┏━━

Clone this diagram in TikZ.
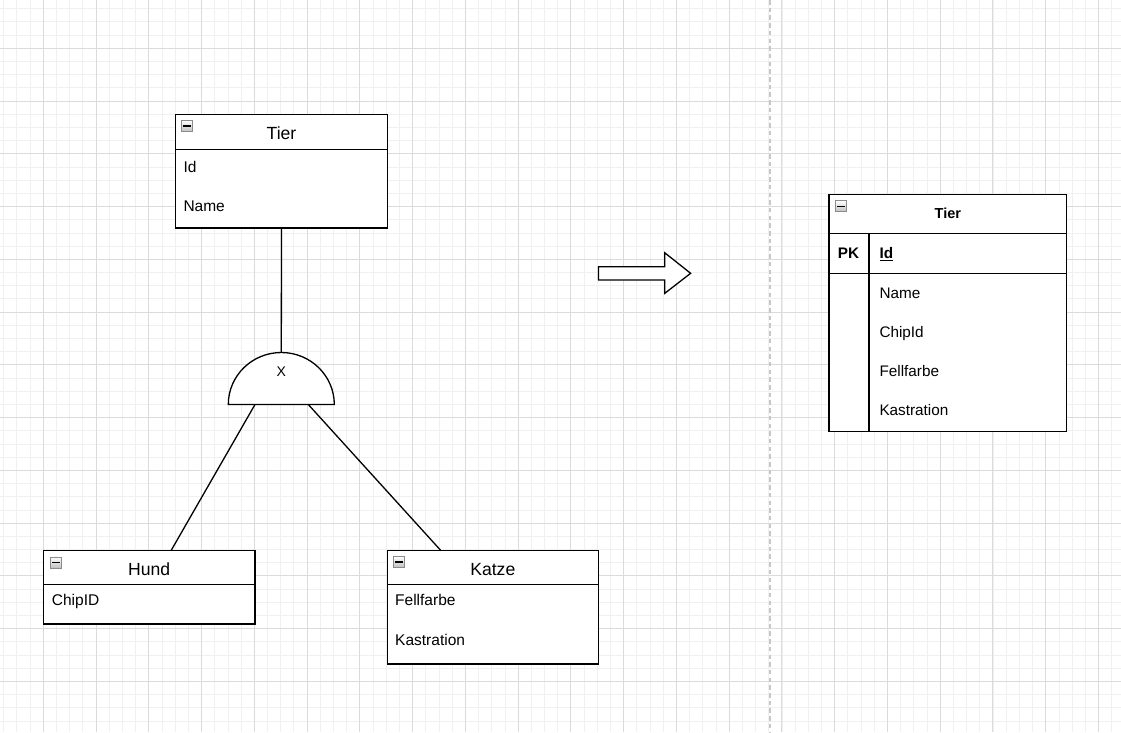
\documentclass[tikz,border=0pt]{standalone}
\usepackage{fontspec}
\setmainfont{Liberation Sans}
\usetikzlibrary{calc}
\begin{document}
\begin{tikzpicture}[x=1pt,y=-1pt,
  ent/.style={draw=black, line width=1.3pt, fill=white, inner sep=0pt, outer sep=0pt},
  sep/.style={draw=black, line width=1.3pt},
  ttl/.style={inner sep=0pt, anchor=base, font=\fontsize{17.6}{20}\selectfont},
  attr/.style={inner sep=0pt, anchor=base west, font=\fontsize{15.5}{18}\selectfont},
  rattr/.style={inner sep=0pt, anchor=base west, font=\fontsize{15.3}{18}\selectfont},
  icon/.style={draw=black!45, line width=0.8pt, top color=white, bottom color=black!25, minimum size=11pt, inner sep=0pt},
  minorgrid/.style={draw=black!6, line width=0.8pt},
  majorgrid/.style={draw=black!14, line width=1pt},
  conn/.style={draw=black, line width=1.3pt}
]
\useasboundingbox (0,0) rectangle (1121,732);
\fill[white] (0,0) rectangle (1121,732);
% grid
\foreach \i in {0,...,85} {\draw[minorgrid] (3.7+\i*13.19,0) -- (3.7+\i*13.19,732);}
\foreach \i in {0,...,55} {\draw[minorgrid] (0,8.7+\i*13.19) -- (1121,8.7+\i*13.19);}
\foreach \i in {0,...,21} {\draw[majorgrid] (43.3+\i*52.76,0) -- (43.3+\i*52.76,732);}
\foreach \i in {0,...,13} {\draw[majorgrid] (0,48.3+\i*52.76) -- (1121,48.3+\i*52.76);}
% dashed divider
\draw[draw=black!22, line width=1.2pt, dash pattern=on 4.5pt off 3.2pt] (770,0) -- (770,732);

% Tier (left)
\node[ent, minimum width=211.6pt, minimum height=113.3pt] (tier) at (281.5,171.35) {};
\draw[sep] (tier.west |- 0,149.3) -- (tier.east |- 0,149.3);
\node[icon] (tiericon) at (187,126) {};
\draw[line width=1.3pt] ($(tiericon.center)+(-3.8,0)$) -- ($(tiericon.center)+(3.8,0)$);
\node[ttl] (tiert) at (281.5,139.3) {Tier};
\node[attr] (tierid) at (183.3,172.3) {Id};
\node[attr] (tiername) at (183.3,211.7) {Name};

% Gate
\coordinate (gtop) at (281.3,352.5);
\coordinate (gbl) at (255,404.5);
\coordinate (gbr) at (308.3,404.5);
\draw[conn] (tier.south) -- (gtop);
\draw[conn, fill=white] (228.3,404.5) arc[start angle=180, end angle=360, x radius=53, y radius=52] -- cycle;
\node[inner sep=0pt, anchor=base, font=\fontsize{14}{16}\selectfont] (gx) at (281.3,376.7) {X};

% Hund
\node[ent, minimum width=211.7pt, minimum height=73.3pt] (hund) at (149.15,587.35) {};
\draw[sep] (hund.west |- 0,584.3) -- (hund.east |- 0,584.3);
\node[icon] (hundicon) at (56.2,562.5) {};
\draw[line width=1.3pt] ($(hundicon.center)+(-3.8,0)$) -- ($(hundicon.center)+(3.8,0)$);
\node[ttl] (hundt) at (149.15,575.7) {Hund};
\node[attr] (hundchip) at (51.7,605.7) {ChipID};
\coordinate (hundtop) at (171,550.7);

% Katze
\node[ent, minimum width=211pt, minimum height=113.3pt] (katze) at (492.8,607.35) {};
\draw[sep] (katze.west |- 0,584.7) -- (katze.east |- 0,584.7);
\node[icon] (katzeicon) at (398.8,562) {};
\draw[line width=1.3pt] ($(katzeicon.center)+(-3.8,0)$) -- ($(katzeicon.center)+(3.8,0)$);
\node[ttl] (katzet) at (492.8,575) {Katze};
\node[attr] (katzef) at (395,605) {Fellfarbe};
\node[attr] (katzek) at (395,645) {Kastration};
\coordinate (katzetop) at (441,550.7);

\draw[conn] (gbl) -- (hundtop);
\draw[conn] (gbr) -- (katzetop);

% Block arrow
\draw[line width=1.3pt, fill=white] (598.5,266.7) -- (664.8,266.7) -- (664.8,252.8) -- (690.6,273.3) -- (664.8,293.3) -- (664.8,280) -- (598.5,280) -- cycle;

% Right table
\node[ent, minimum width=237.7pt, minimum height=237.4pt] (rt) at (947.85,313) {};
\draw[sep] (rt.west |- 0,233.7) -- (rt.east |- 0,233.7);
\draw[sep] (rt.west |- 0,273.3) -- (rt.east |- 0,273.3);
\draw[sep] (869,233.7) -- (869,431.7);
\node[icon] (rticon) at (840.8,206.2) {};
\draw[line width=1.3pt] ($(rticon.center)+(-3.8,0)$) -- ($(rticon.center)+(3.8,0)$);
\node[inner sep=0pt, anchor=base, font=\fontsize{14.5}{17}\selectfont\bfseries] (rtt) at (947.85,218.3) {Tier};
\node[inner sep=0pt, anchor=base, font=\fontsize{15.3}{18}\selectfont\bfseries] (rpk) at (848.5,258.3) {PK};
\node[rattr, font=\fontsize{15.3}{18}\selectfont\bfseries] (rid) at (879.3,258.3) {\underline{Id}};
\node[rattr] (rname) at (879.3,298.3) {Name};
\node[rattr] (rchip) at (879.3,337) {ChipId};
\node[rattr] (rfell) at (879.3,376.7) {Fellfarbe};
\node[rattr] (rkast) at (879.3,415.9) {Kastration};
\end{tikzpicture}
\end{document}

┗━━

## [PROBLEM REQUIREMENTS]
Ignore the images and quote every line of the listing exactly.

## [SOLUTION]
Clone this diagram in TikZ.
\documentclass[tikz,border=0pt]{standalone}
\usepackage{fontspec}
\setmainfont{Liberation Sans}
\usetikzlibrary{calc}
\begin{document}
\begin{tikzpicture}[x=1pt,y=-1pt,
  ent/.style={draw=black, line width=1.3pt, fill=white, inner sep=0pt, outer sep=0pt},
  sep/.style={draw=black, line width=1.3pt},
  ttl/.style={inner sep=0pt, anchor=base, font=\fontsize{17.6}{20}\selectfont},
  attr/.style={inner sep=0pt, anchor=base west, font=\fontsize{15.5}{18}\selectfont},
  rattr/.style={inner sep=0pt, anchor=base west, font=\fontsize{15.3}{18}\selectfont},
  icon/.style={draw=black!45, line width=0.8pt, top color=white, bottom color=black!25, minimum size=11pt, inner sep=0pt},
  minorgrid/.style={draw=black!6, line width=0.8pt},
  majorgrid/.style={draw=black!14, line width=1pt},
  conn/.style={draw=black, line width=1.3pt}
]
\useasboundingbox (0,0) rectangle (1121,732);
\fill[white] (0,0) rectangle (1121,732);
% grid
\foreach \i in {0,...,85} {\draw[minorgrid] (3.7+\i*13.19,0) -- (3.7+\i*13.19,732);}
\foreach \i in {0,...,55} {\draw[minorgrid] (0,8.7+\i*13.19) -- (1121,8.7+\i*13.19);}
\foreach \i in {0,...,21} {\draw[majorgrid] (43.3+\i*52.76,0) -- (43.3+\i*52.76,732);}
\foreach \i in {0,...,13} {\draw[majorgrid] (0,48.3+\i*52.76) -- (1121,48.3+\i*52.76);}
% dashed divider
\draw[draw=black!22, line width=1.2pt, dash pattern=on 4.5pt off 3.2pt] (770,0) -- (770,732);

% Tier (left)
\node[ent, minimum width=211.6pt, minimum height=113.3pt] (tier) at (281.5,171.35) {};
\draw[sep] (tier.west |- 0,149.3) -- (tier.east |- 0,149.3);
\node[icon] (tiericon) at (187,126) {};
\draw[line width=1.3pt] ($(tiericon.center)+(-3.8,0)$) -- ($(tiericon.center)+(3.8,0)$);
\node[ttl] (tiert) at (281.5,139.3) {Tier};
\node[attr] (tierid) at (183.3,172.3) {Id};
\node[attr] (tiername) at (183.3,211.7) {Name};

% Gate
\coordinate (gtop) at (281.3,352.5);
\coordinate (gbl) at (255,404.5);
\coordinate (gbr) at (308.3,404.5);
\draw[conn] (tier.south) -- (gtop);
\draw[conn, fill=white] (228.3,404.5) arc[start angle=180, end angle=360, x radius=53, y radius=52] -- cycle;
\node[inner sep=0pt, anchor=base, font=\fontsize{14}{16}\selectfont] (gx) at (281.3,376.7) {X};

% Hund
\node[ent, minimum width=211.7pt, minimum height=73.3pt] (hund) at (149.15,587.35) {};
\draw[sep] (hund.west |- 0,584.3) -- (hund.east |- 0,584.3);
\node[icon] (hundicon) at (56.2,562.5) {};
\draw[line width=1.3pt] ($(hundicon.center)+(-3.8,0)$) -- ($(hundicon.center)+(3.8,0)$);
\node[ttl] (hundt) at (149.15,575.7) {Hund};
\node[attr] (hundchip) at (51.7,605.7) {ChipID};
\coordinate (hundtop) at (171,550.7);

% Katze
\node[ent, minimum width=211pt, minimum height=113.3pt] (katze) at (492.8,607.35) {};
\draw[sep] (katze.west |- 0,584.7) -- (katze.east |- 0,584.7);
\node[icon] (katzeicon) at (398.8,562) {};
\draw[line width=1.3pt] ($(katzeicon.center)+(-3.8,0)$) -- ($(katzeicon.center)+(3.8,0)$);
\node[ttl] (katzet) at (492.8,575) {Katze};
\node[attr] (katzef) at (395,605) {Fellfarbe};
\node[attr] (katzek) at (395,645) {Kastration};
\coordinate (katzetop) at (441,550.7);

\draw[conn] (gbl) -- (hundtop);
\draw[conn] (gbr) -- (katzetop);

% Block arrow
\draw[line width=1.3pt, fill=white] (598.5,266.7) -- (664.8,266.7) -- (664.8,252.8) -- (690.6,273.3) -- (664.8,293.3) -- (664.8,280) -- (598.5,280) -- cycle;

% Right table
\node[ent, minimum width=237.7pt, minimum height=237.4pt] (rt) at (947.85,313) {};
\draw[sep] (rt.west |- 0,233.7) -- (rt.east |- 0,233.7);
\draw[sep] (rt.west |- 0,273.3) -- (rt.east |- 0,273.3);
\draw[sep] (869,233.7) -- (869,431.7);
\node[icon] (rticon) at (840.8,206.2) {};
\draw[line width=1.3pt] ($(rticon.center)+(-3.8,0)$) -- ($(rticon.center)+(3.8,0)$);
\node[inner sep=0pt, anchor=base, font=\fontsize{14.5}{17}\selectfont\bfseries] (rtt) at (947.85,218.3) {Tier};
\node[inner sep=0pt, anchor=base, font=\fontsize{15.3}{18}\selectfont\bfseries] (rpk) at (848.5,258.3) {PK};
\node[rattr, font=\fontsize{15.3}{18}\selectfont\bfseries] (rid) at (879.3,258.3) {\underline{Id}};
\node[rattr] (rname) at (879.3,298.3) {Name};
\node[rattr] (rchip) at (879.3,337) {ChipId};
\node[rattr] (rfell) at (879.3,376.7) {Fellfarbe};
\node[rattr] (rkast) at (879.3,415.9) {Kastration};
\end{tikzpicture}
\end{document}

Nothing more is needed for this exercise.